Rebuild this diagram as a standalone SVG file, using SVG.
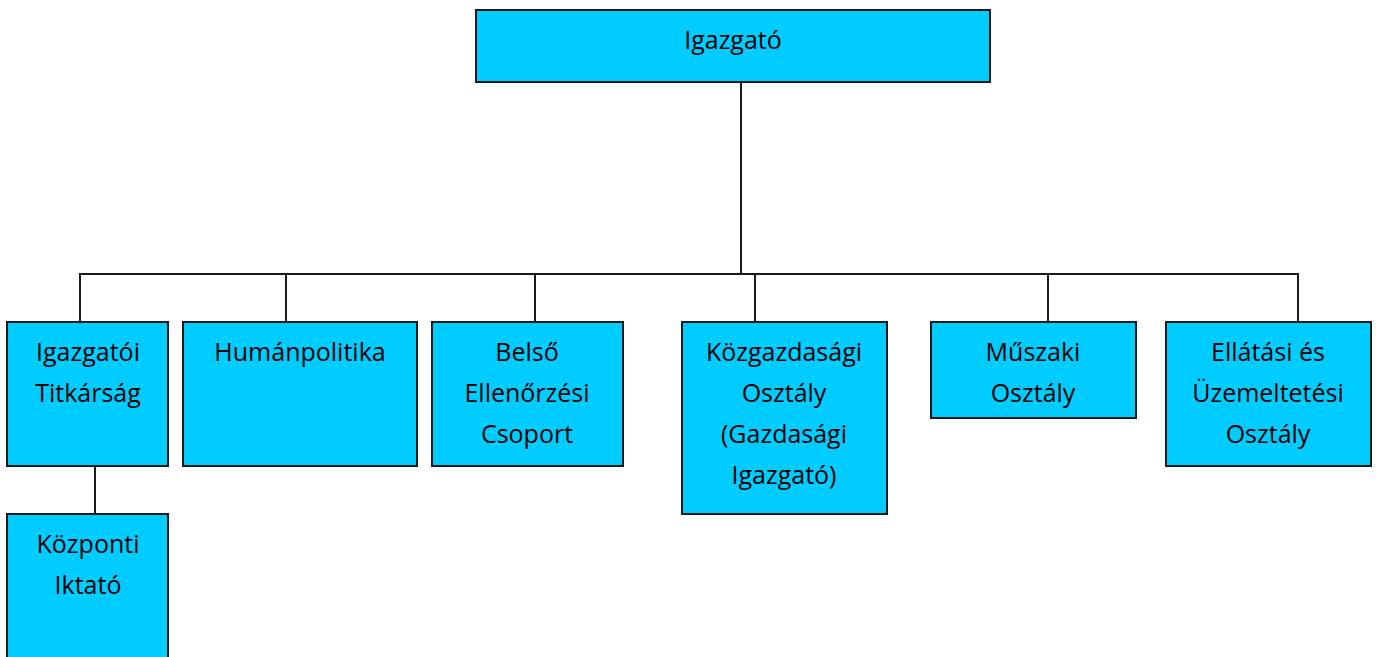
<svg xmlns="http://www.w3.org/2000/svg" width="1380" height="657" viewBox="0 0 1380 657">
<style>
.box{fill:#00CCFF;stroke:#1a1a1a;stroke-width:2}
.lbl{font-family:"Open Sans","Liberation Sans",sans-serif;font-size:25px;fill:#000;text-anchor:middle}
.con{stroke:#1a1a1a;stroke-width:2;fill:none}
</style>
<rect width="1380" height="657" fill="#fff"/>
<g id="connectors">
<line class="con" x1="741" y1="82" x2="741" y2="274"/>
<line class="con" x1="79" y1="274" x2="1299" y2="274"/>
<line class="con" x1="80" y1="274" x2="80" y2="322"/>
<line class="con" x1="286" y1="274" x2="286" y2="322"/>
<line class="con" x1="535" y1="274" x2="535" y2="322"/>
<line class="con" x1="755" y1="274" x2="755" y2="322"/>
<line class="con" x1="1048" y1="274" x2="1048" y2="322"/>
<line class="con" x1="1298" y1="274" x2="1298" y2="322"/>
<line class="con" x1="95" y1="466" x2="95" y2="514"/>
</g>
<g id="igazgato">
<rect class="box" x="476" y="10" width="514" height="72"/>
<text class="lbl" x="733" y="49">Igazgató</text>
</g>
<g id="titkarsag">
<rect class="box" x="7" y="322" width="161" height="144"/>
<text class="lbl" x="88" y="361">Igazgatói</text>
<text class="lbl" x="88" y="402">Titkárság</text>
</g>
<g id="humanpolitika">
<rect class="box" x="183" y="322" width="234" height="144"/>
<text class="lbl" x="300" y="361">Humánpolitika</text>
</g>
<g id="belso">
<rect class="box" x="432" y="322" width="191" height="144"/>
<text class="lbl" x="527" y="361">Belső</text>
<text class="lbl" x="527" y="402">Ellenőrzési</text>
<text class="lbl" x="527" y="443">Csoport</text>
</g>
<g id="kozgazdasagi">
<rect class="box" x="682" y="322" width="205" height="192"/>
<text class="lbl" x="784" y="361">Közgazdasági</text>
<text class="lbl" x="784" y="402">Osztály</text>
<text class="lbl" x="784" y="443">(Gazdasági</text>
<text class="lbl" x="784" y="484">Igazgató)</text>
</g>
<g id="muszaki">
<rect class="box" x="931" y="322" width="205" height="96"/>
<text class="lbl" x="1033" y="361">Műszaki</text>
<text class="lbl" x="1033" y="402">Osztály</text>
</g>
<g id="ellatasi">
<rect class="box" x="1166" y="322" width="205" height="144"/>
<text class="lbl" x="1268" y="361">Ellátási és</text>
<text class="lbl" x="1268" y="402">Üzemeltetési</text>
<text class="lbl" x="1268" y="443">Osztály</text>
</g>
<g id="kozponti">
<rect class="box" x="7" y="514" width="161" height="160"/>
<text class="lbl" x="88" y="553">Központi</text>
<text class="lbl" x="88" y="594">Iktató</text>
</g>
</svg>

::::::::::

#### Problem to solve
Reproduce the data verbatim. Do not carry any picture into the copy.

#### Written reply
Rebuild this diagram as a standalone SVG file, using SVG.
<svg xmlns="http://www.w3.org/2000/svg" width="1380" height="657" viewBox="0 0 1380 657">
<style>
.box{fill:#00CCFF;stroke:#1a1a1a;stroke-width:2}
.lbl{font-family:"Open Sans","Liberation Sans",sans-serif;font-size:25px;fill:#000;text-anchor:middle}
.con{stroke:#1a1a1a;stroke-width:2;fill:none}
</style>
<rect width="1380" height="657" fill="#fff"/>
<g id="connectors">
<line class="con" x1="741" y1="82" x2="741" y2="274"/>
<line class="con" x1="79" y1="274" x2="1299" y2="274"/>
<line class="con" x1="80" y1="274" x2="80" y2="322"/>
<line class="con" x1="286" y1="274" x2="286" y2="322"/>
<line class="con" x1="535" y1="274" x2="535" y2="322"/>
<line class="con" x1="755" y1="274" x2="755" y2="322"/>
<line class="con" x1="1048" y1="274" x2="1048" y2="322"/>
<line class="con" x1="1298" y1="274" x2="1298" y2="322"/>
<line class="con" x1="95" y1="466" x2="95" y2="514"/>
</g>
<g id="igazgato">
<rect class="box" x="476" y="10" width="514" height="72"/>
<text class="lbl" x="733" y="49">Igazgató</text>
</g>
<g id="titkarsag">
<rect class="box" x="7" y="322" width="161" height="144"/>
<text class="lbl" x="88" y="361">Igazgatói</text>
<text class="lbl" x="88" y="402">Titkárság</text>
</g>
<g id="humanpolitika">
<rect class="box" x="183" y="322" width="234" height="144"/>
<text class="lbl" x="300" y="361">Humánpolitika</text>
</g>
<g id="belso">
<rect class="box" x="432" y="322" width="191" height="144"/>
<text class="lbl" x="527" y="361">Belső</text>
<text class="lbl" x="527" y="402">Ellenőrzési</text>
<text class="lbl" x="527" y="443">Csoport</text>
</g>
<g id="kozgazdasagi">
<rect class="box" x="682" y="322" width="205" height="192"/>
<text class="lbl" x="784" y="361">Közgazdasági</text>
<text class="lbl" x="784" y="402">Osztály</text>
<text class="lbl" x="784" y="443">(Gazdasági</text>
<text class="lbl" x="784" y="484">Igazgató)</text>
</g>
<g id="muszaki">
<rect class="box" x="931" y="322" width="205" height="96"/>
<text class="lbl" x="1033" y="361">Műszaki</text>
<text class="lbl" x="1033" y="402">Osztály</text>
</g>
<g id="ellatasi">
<rect class="box" x="1166" y="322" width="205" height="144"/>
<text class="lbl" x="1268" y="361">Ellátási és</text>
<text class="lbl" x="1268" y="402">Üzemeltetési</text>
<text class="lbl" x="1268" y="443">Osztály</text>
</g>
<g id="kozponti">
<rect class="box" x="7" y="514" width="161" height="160"/>
<text class="lbl" x="88" y="553">Központi</text>
<text class="lbl" x="88" y="594">Iktató</text>
</g>
</svg>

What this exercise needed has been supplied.